Demographics in the United States are changing rapidly, and the 2012 presidential election was a clear illustration of the Unites States’ movement toward a more diverse population. Forecasts indicate by 2050, or even 2043 the United States will not only be more populous, it will also be a ‘majority-minority’ country. These demographic shifts will have major political, socio-economic, legal, and cultural impacts on public discourse and public policy.
As certain groups—historically marginalized for their race, ethnicity/national origin, gender, sexual orientation, civic affiliation, or religious beliefs—become more visible, it is evoking a backlash from some who are eager to slow or reverse these groups’ growing political and legal enfranchisement. In a 2014 community brief, ISPU summarized the research and documentation of state-level legislative efforts to disenfranchise historically marginalized groups.
This data visualization, newly updated for 2018, maps legislative efforts in all 50 states to restrict rights for a variety of marginalized communities.
ISPU’s legislative map is an important conversation starter with other communities and allies.
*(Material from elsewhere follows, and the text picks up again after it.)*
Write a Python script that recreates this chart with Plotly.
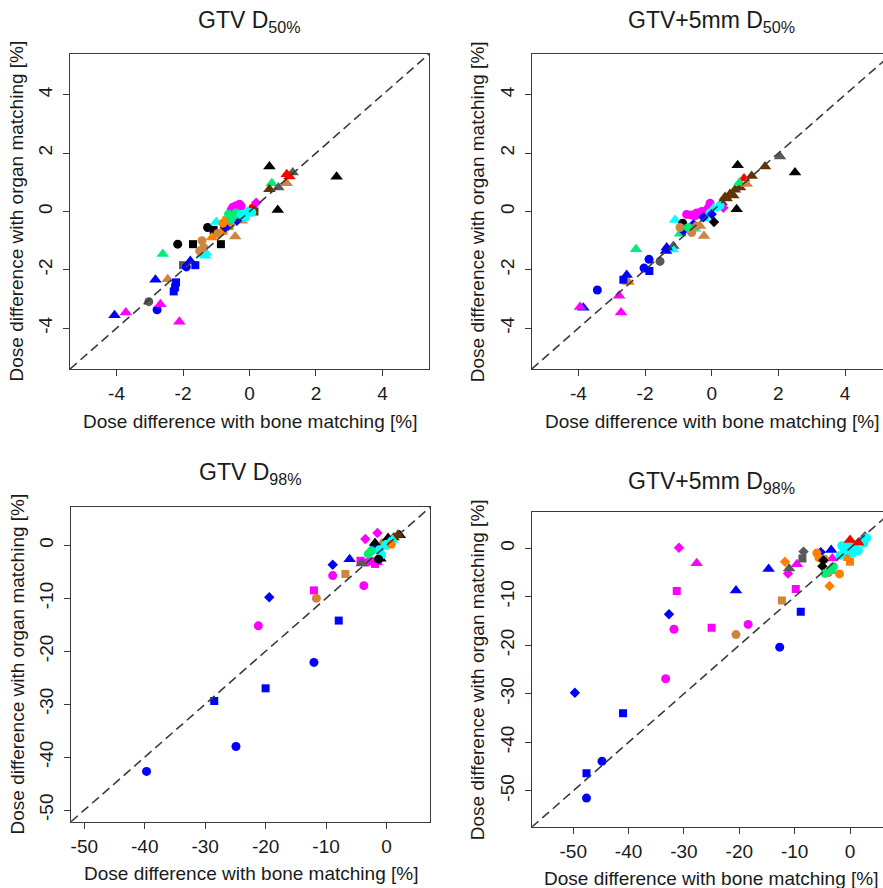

Unfortunately, Islamophobia is too often thought of, by American Muslims and broader society alike, as a unique problem directed at only one community: Muslims. ISPU’s research shows that Islamophobia is a threat to all.
Our map provides a big picture narrative, grounded in hard data gathered from over 3100 bills across all 50 U.S. states, which shows anti-Muslim bigotry is not an isolated phenomenon; it frequently overlaps with prejudices directed toward other communities. In other words, anti-Muslim prejudice isn’t just a problem for Muslims — it’s a problem for all Americans.
As Dr. Martin Luther King said, “Injustice anywhere is a threat to justice everywhere.”
Our legislative map is also a practical tool that provides you with the “value added” information for potential partners. Faced with a lawmaker who recently put out an anti-shariah bill and now your community is looking to build or strengthen partnerships with other communities? Moral arguments may be persuasive to some, but many others will only take notice if you can show how “your interests” and “their interests” are the same. Our data, made publicly available through this tool, shows how the same lawmakers that target Muslims also often support laws that disproportionately harm communities of color and others according to their national origin/ethnicity, civic association, gender, or sexual identity. It also contains legislative information on 1000+ state lawmakers from 2011 to 2017 across seven different issue areas, including anti-shariah legislation.
This data visualization map allows you to quickly review the links between legislation targeting a number of historically marginalized communities on a state-by-state level. All the bills listed are taken from regular legislative sessions in all 50 U.S. state legislatures between 2011 and 2017.